With this additional charge, Sithu Zeya – who is currently serving an eight-year sentence under the Immigration Act and Unlawful Association Act as of December 2010 – faces another seven to 15 years in prison, if the Mingalar Taungnyunt Township Court in Rangoon Region finds him guilty.
In February, the court already sentenced Sithu Zeya’s father and a fellow journalist with the Norway-based Democratic Voice of Burma (DVB), Maung Maung Zeya, to thirteen years in prison under the same three laws. He was arrested shortly after Sithu Zeya in April 2010. Besides being an underground reporter, Maung Maung Zeya is a political dissident. He is now serving his sentence in the Hsipaw Prison in Northern Shan State, about 560 miles from Rangoon.

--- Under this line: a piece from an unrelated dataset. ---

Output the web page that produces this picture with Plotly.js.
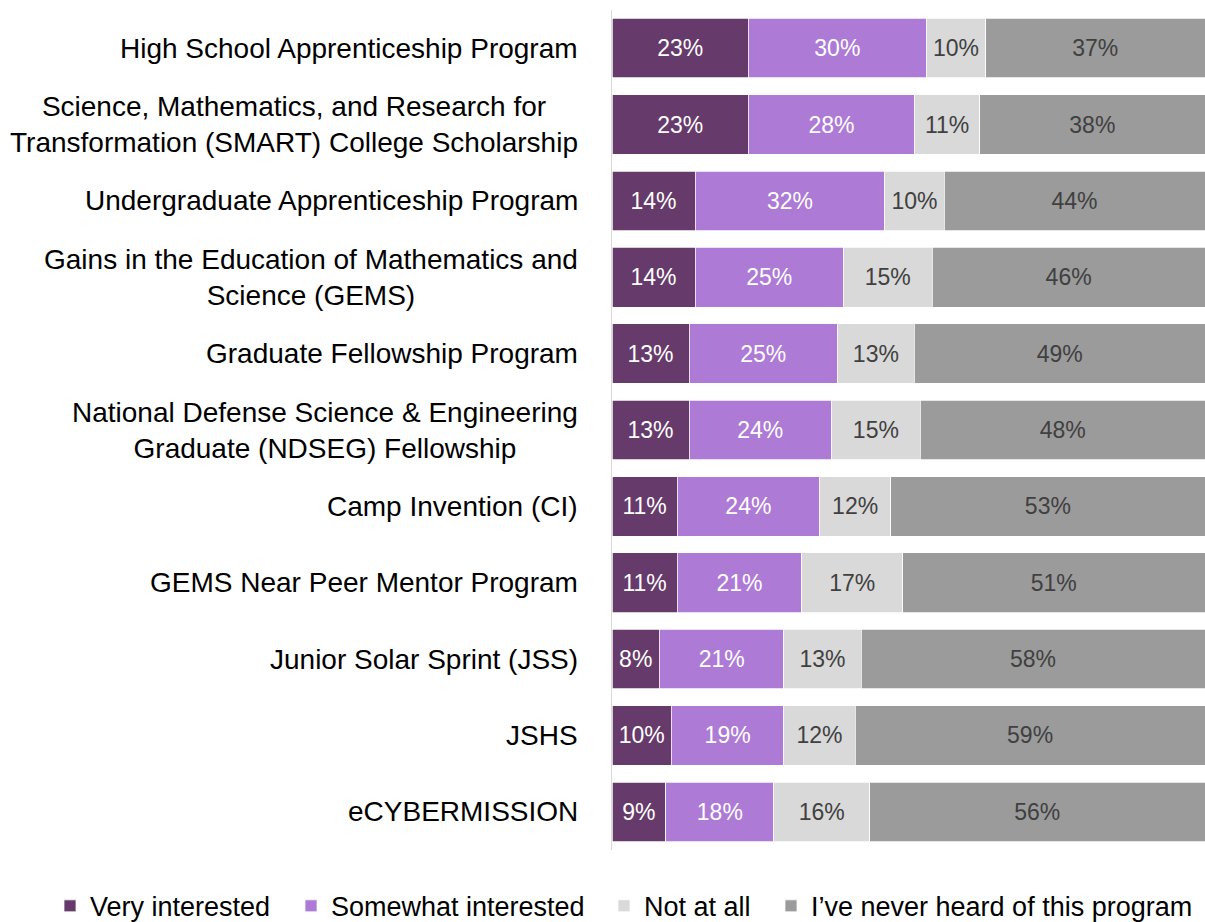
<!DOCTYPE html>
<html>
<head>
<meta charset="utf-8">
<script src="https://cdn.plot.ly/plotly-3.0.1.min.js"></script>
<style>html,body{margin:0;padding:0;background:#fff;}#chart{width:1205px;height:922px;}</style>
</head>
<body>
<div id="chart"></div>
<script>
const categories = [
  "High School Apprenticeship Program",
  "Science, Mathematics, and Research for<br>Transformation (SMART) College Scholarship",
  "Undergraduate Apprenticeship Program",
  "Gains in the Education of Mathematics and<br>Science (GEMS)",
  "Graduate Fellowship Program",
  "National Defense Science & Engineering<br>Graduate (NDSEG) Fellowship",
  "Camp Invention (CI)",
  "GEMS Near Peer Mentor Program",
  "Junior Solar Sprint (JSS)",
  "JSHS",
  "eCYBERMISSION"
];
const seriesNames = ["Very interested", "Somewhat interested", "Not at all", "I\u2019ve never heard of this program"];
const veryInterested     = [23, 23, 14, 14, 13, 13, 11, 11,  8, 10,  9];
const somewhatInterested = [30, 28, 32, 25, 25, 24, 24, 21, 21, 19, 18];
const notAtAll           = [10, 11, 10, 15, 13, 15, 12, 17, 13, 12, 16];
const neverHeard         = [37, 38, 44, 46, 49, 48, 53, 51, 58, 59, 56];
const colors = ["#663a6a", "#ad7ad6", "#d9d9d9", "#9b9b9b"];
const textColors = ["#ffffff", "#ffffff", "#404040", "#404040"];

const seriesValues = [veryInterested, somewhatInterested, notAtAll, neverHeard];
const FONT = "Liberation Sans, Arial, sans-serif";
const legendIds = ["legend", "legend2", "legend3", "legend4"];
const legendLeftPx = [50, 291, 604, 771];   // left edge of each legend entry in page pixels
const PLOT_L = 612, PLOT_W = 593;

const traces = seriesValues.map((vals, i) => ({
  type: "bar",
  orientation: "h",
  name: seriesNames[i],
  legend: legendIds[i],
  y: categories,
  x: vals,
  text: vals.map(v => v + "%"),
  texttemplate: "%{text}",
  textposition: "inside",
  insidetextanchor: "middle",
  textangle: 0,
  constraintext: "none",
  textfont: {family: FONT, size: 23, color: textColors[i]},
  marker: {color: colors[i], line: {color: "#ffffff", width: 0.75}},
  hoverinfo: "skip"
}));

const annotations = categories.map(c => ({
  xref: "paper", yref: "y",
  x: 0, y: c,
  xanchor: "right", yanchor: "middle",
  xshift: -32,
  text: c,
  align: "center",
  showarrow: false,
  font: {family: FONT, size: 28, color: "#000000"}
}));

const layout = {
  width: 1205, height: 922,
  margin: {l: 612, r: 0, t: 10, b: 72, autoexpand: false},
  paper_bgcolor: "#ffffff", plot_bgcolor: "#ffffff",
  barmode: "stack",
  barnorm: "percent",
  bargap: 0.22,
  showlegend: true,
  xaxis: {range: [0, 100], visible: false, fixedrange: true},
  yaxis: {
    type: "category",
    autorange: "reversed",
    showticklabels: false,
    ticks: "",
    showgrid: false,
    zeroline: false,
    showline: true,
    linecolor: "#d9d9d9",
    linewidth: 1.5,
    fixedrange: true
  },
  annotations: annotations,
  font: {family: FONT}
};

legendIds.forEach((id, i) => {
  layout[id] = {
    orientation: "h",
    xref: "paper", yref: "paper",
    x: (legendLeftPx[i] - PLOT_L) / PLOT_W, xanchor: "left",
    y: -0.067, yanchor: "middle",
    font: {family: FONT, size: 27, color: "#000000"},
    bgcolor: "rgba(0,0,0,0)",
    itemclick: false
  };
});

Plotly.newPlot("chart", traces, layout, {displayModeBar: false, staticPlot: true});
</script>
</body>
</html>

Sithu Zeya was charged under Section 33 of the Electronic Transactions Law in June 2010. According to his lawyer, Aye Thein, the judges rejected the appeal in a 9 August 2011 hearing, where Sithu Zeya’s mother testified as a witness. A family member told Mizzima that he is now being held in solitary confinement in the Insein Prison after family members reported [allegations] that he had been tortured to the Ministry of Home Affairs and the prison authority. They were told that interrogations have stopped.
Section 33 of the Electronic Transactions Law 2004 prohibits a citizen from disseminating by electronic means any information deemed threatening to the security of the government. Its notoriety was first noticed when it was used along with the Import Export Act to impose a total twenty-year prison sentence on Hla Hla Win, another DVB reporter, in 2009. It was also used to threaten members of the now illegal National League for Democracy (NLD) for posting media statements online.
In July 2011, journalist associations and press freedom advocate groups issued a joint statement calling on the Burmese government to end its routine persecution of journalists, especially when it came to light that Sithu Zeya was tortured in order to force him to admit that Maung Maung Zeya is a fellow underground journalist.